A Very Englisman —The Look of Love dans son titre original— est le biopic de l’intrigant Paul Raymond, l’homme qui intronisa les premiers clubs de striptease en Angleterre. Il s’agit du 24ème long métrage du réalisateur britannique, à qui l’on doit le très sauvage The Killer Inside Me sorti en 1997 et de la quatrième collaboration entre Steve Coogan et Michael Winterbottom, que l’on pourra retrouver très prochainement dans The Trip 2.
Londres, 1958, Paul Raymond ouvre le «Raymond Revue Bar», théâtre et club privé où apparaissent des femmes dénudées au gran dam de l’Angleterre conservatrice. Sa réussite fulgurante, point de départ du film, sera sujète à de nombreuses polémiques. En se jouant des règles de communication habituelles, il préservera une notoriété médiatique hors-du-commun, le placant au rang des figures les plus importantes du pays.

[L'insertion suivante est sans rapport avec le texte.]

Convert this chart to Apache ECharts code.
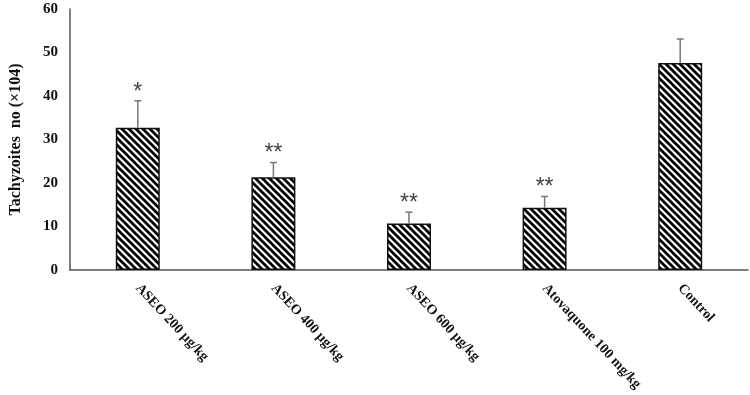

«Qu l’on aime ou que l’on déteste, peu importe. L’important est que l’on en parle.» Paul Raymond
Paul Raymond est un magicien, à qui on concède «qu’à son contact, tout ou presque se transforme en or». Il n’y a pas besoin de débattre sur l’interprétation de Steve Coogan, qui fait partie de ces acteurs redoutables, capables de se fondre dans la peau de multiples personnages avec une facilité déconcertante. L’influence du théâtre dans l’éducation de Coogan n’y est pas pour rien, celui-ci étant passé par la très prestigieuse Manchester Polytechnic School of Theatre.

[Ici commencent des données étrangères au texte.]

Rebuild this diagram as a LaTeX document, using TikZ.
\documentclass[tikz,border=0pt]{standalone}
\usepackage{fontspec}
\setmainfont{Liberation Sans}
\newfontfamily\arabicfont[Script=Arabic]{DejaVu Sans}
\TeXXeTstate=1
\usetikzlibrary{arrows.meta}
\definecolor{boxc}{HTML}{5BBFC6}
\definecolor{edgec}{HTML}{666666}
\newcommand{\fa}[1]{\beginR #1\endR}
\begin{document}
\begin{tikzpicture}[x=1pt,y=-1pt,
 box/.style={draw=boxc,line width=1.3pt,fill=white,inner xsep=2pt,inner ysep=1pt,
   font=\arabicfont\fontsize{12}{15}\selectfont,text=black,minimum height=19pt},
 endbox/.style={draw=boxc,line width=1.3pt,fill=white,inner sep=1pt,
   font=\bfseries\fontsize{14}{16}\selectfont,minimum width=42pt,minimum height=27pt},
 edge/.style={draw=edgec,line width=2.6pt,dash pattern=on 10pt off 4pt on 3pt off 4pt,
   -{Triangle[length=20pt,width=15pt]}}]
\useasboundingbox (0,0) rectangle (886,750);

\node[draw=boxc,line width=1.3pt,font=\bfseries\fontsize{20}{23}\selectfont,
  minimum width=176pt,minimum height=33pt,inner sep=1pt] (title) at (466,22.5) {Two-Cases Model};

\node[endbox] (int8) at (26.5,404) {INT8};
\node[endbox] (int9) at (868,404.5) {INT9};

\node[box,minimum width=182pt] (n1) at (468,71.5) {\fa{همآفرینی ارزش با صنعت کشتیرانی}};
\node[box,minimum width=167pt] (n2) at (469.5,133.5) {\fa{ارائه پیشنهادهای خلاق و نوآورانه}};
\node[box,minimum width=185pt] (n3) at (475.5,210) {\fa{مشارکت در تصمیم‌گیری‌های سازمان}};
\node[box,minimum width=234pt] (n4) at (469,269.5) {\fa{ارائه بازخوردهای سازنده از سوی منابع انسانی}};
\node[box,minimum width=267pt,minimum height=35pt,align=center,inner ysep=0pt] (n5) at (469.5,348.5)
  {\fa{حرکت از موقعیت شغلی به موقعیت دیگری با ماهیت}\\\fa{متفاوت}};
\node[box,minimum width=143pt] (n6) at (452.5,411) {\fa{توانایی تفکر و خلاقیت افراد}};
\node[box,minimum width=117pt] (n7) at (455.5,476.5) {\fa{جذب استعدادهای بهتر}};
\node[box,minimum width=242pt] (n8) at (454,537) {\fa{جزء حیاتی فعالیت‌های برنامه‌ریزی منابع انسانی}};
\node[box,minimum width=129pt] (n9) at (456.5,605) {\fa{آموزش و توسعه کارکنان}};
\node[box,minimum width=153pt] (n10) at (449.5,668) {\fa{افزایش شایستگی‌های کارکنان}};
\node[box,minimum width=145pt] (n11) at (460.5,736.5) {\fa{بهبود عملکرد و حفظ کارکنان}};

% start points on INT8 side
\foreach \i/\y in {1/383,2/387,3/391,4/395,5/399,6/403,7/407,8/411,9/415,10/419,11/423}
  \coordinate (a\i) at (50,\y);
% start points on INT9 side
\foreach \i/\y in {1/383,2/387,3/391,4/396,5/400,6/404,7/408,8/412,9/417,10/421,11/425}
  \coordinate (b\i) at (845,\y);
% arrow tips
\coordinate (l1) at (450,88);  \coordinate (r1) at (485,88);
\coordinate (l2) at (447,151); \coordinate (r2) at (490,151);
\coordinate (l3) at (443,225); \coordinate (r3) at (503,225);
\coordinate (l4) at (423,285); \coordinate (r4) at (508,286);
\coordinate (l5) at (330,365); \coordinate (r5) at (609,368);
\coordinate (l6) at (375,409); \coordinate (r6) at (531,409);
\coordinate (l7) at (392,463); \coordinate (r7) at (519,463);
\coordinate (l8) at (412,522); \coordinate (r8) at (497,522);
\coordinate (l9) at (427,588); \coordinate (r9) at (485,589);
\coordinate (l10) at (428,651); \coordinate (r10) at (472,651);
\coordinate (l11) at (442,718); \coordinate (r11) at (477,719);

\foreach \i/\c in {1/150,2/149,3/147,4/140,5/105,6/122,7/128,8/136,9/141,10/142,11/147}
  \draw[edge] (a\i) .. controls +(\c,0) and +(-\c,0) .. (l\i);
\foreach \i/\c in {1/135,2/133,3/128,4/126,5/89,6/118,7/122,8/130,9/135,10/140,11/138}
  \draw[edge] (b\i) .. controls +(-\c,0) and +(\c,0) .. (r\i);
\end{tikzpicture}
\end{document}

Ce dernier joue sur deux fronts. A la fois complexe et loin des conventions ordinaires, il se montre touchant l’espace d’un instant pour perdre toute trace d’humanité le moment d’après. En effet, derrière le masque de Paul Raymond, se cache Geoffrey Quinn —sa véritable identité— qui à l’âge de 33 ans, quitte Liverpool avec £5 en poche, habité par l’intime conviction de faire fortune.

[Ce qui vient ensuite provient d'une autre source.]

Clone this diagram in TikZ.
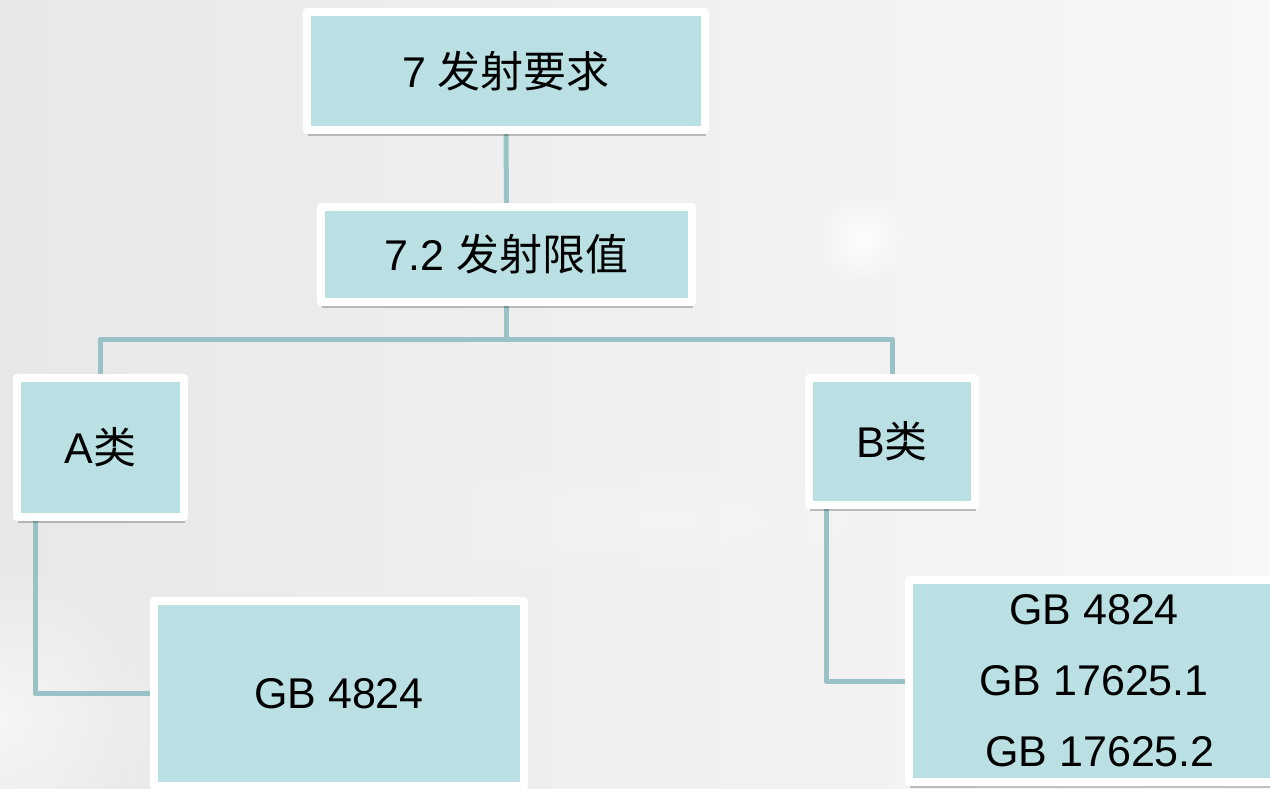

Si ses détracteurs le qualifie de vulgaire pornographe, Paul Raymond n’en ai pas moins un homme de goût, un businessman excentrique et un formidable entrepreneur.
Doué d’un certain talent de manipulateur, il faut reconnaître à Mr. Raymond une attitude exceptionnelle qui lui permet de gérer chaque situation avec un détachement contagieux. Pour tout dire, même ses victimes finissent par le respecter. Non pas pour ce qu’il possède, ni pour ce qu’il fait, mais pour ce qu’il représente, réellement. C’est un professionnel dans l’art de contourner les lois. Ce don lui permet de constituer les premières pierres d’un immense empire. Il commencera à produire des cabarets dénudées puis instaurera petit à petit la notion de club privée. Cela lui permet d’investir dans le quartier du Soho, communément appellé West End, ou quartier du sexe.
Pourtant, pour ce fils unique qui grandit uniquement entouré de femmes, le destin semble tout tracé. Cette relation laissera une empreinte dans le quotidien de Paul Raymond, amateur du mode de vie libertin, toujours retranscris avec sincérité, sans complaisance. De ce fait, le film nous dépeint un ensemble de personnages tiraillés entre le plaisir et la vie familiale, relatif à un bonheur simple.
«No writer was ever born published» Paul Raymond
Au sein d’une mise en scène originale et décousue, on s’intéressera surtout aux différentes rencontres de Sir Raymond. C’est notamment autour de sa vie personnelle que la toute la réflexion s’oriente. D’abord marié durant sept ans à Jean — incarné par Anna Friel— avec qui il aura trois enfants, il se prendra rapidement d’affection pour celle qui deviendra l’égérie du magazine Men Only et sa maîtresse, Miss Fiona Richmond, rôle que Tamsin Egerton tient à merveille.
Les journalistes l’adorent, et pour cause lui aussi. Cette relation, comme sa volonté d’afficher publiquement sa vie privée, sont au coeur de la mise en scène de M. Winterbottom. Son public, aussi large que ses spectacles inventifs jouent pour beaucoup dans la vie de Paul Raymond. C’est un homme de foule, accro au contact et à la désinhibition.
L’histoire de la famille Raymond est passionnante, notamment la relation qu’entretiennent Paul et sa fille cadette Debbie. Le spectateur sait souvent ce qu’il va se passer, mais les personnages sont touchants et malgré certaines situations délicates, l’humour so british, qui colle à la peau du film, prend toujours le dessus. Pas une fois Steeve Coogan, ni la folle palette d’acteurs de ce film, ne nous plonge dans un mélodrame. Les émotions sont sincères, et les personnages ne s’attardent pas.
La culture c’est de s’intéresser à tout et Paul Raymond en est le parfait exemple. Ce film est un bel hommage et si vous n’êtes toujours pas convaincu, tachez au moins d’en apprécier le style.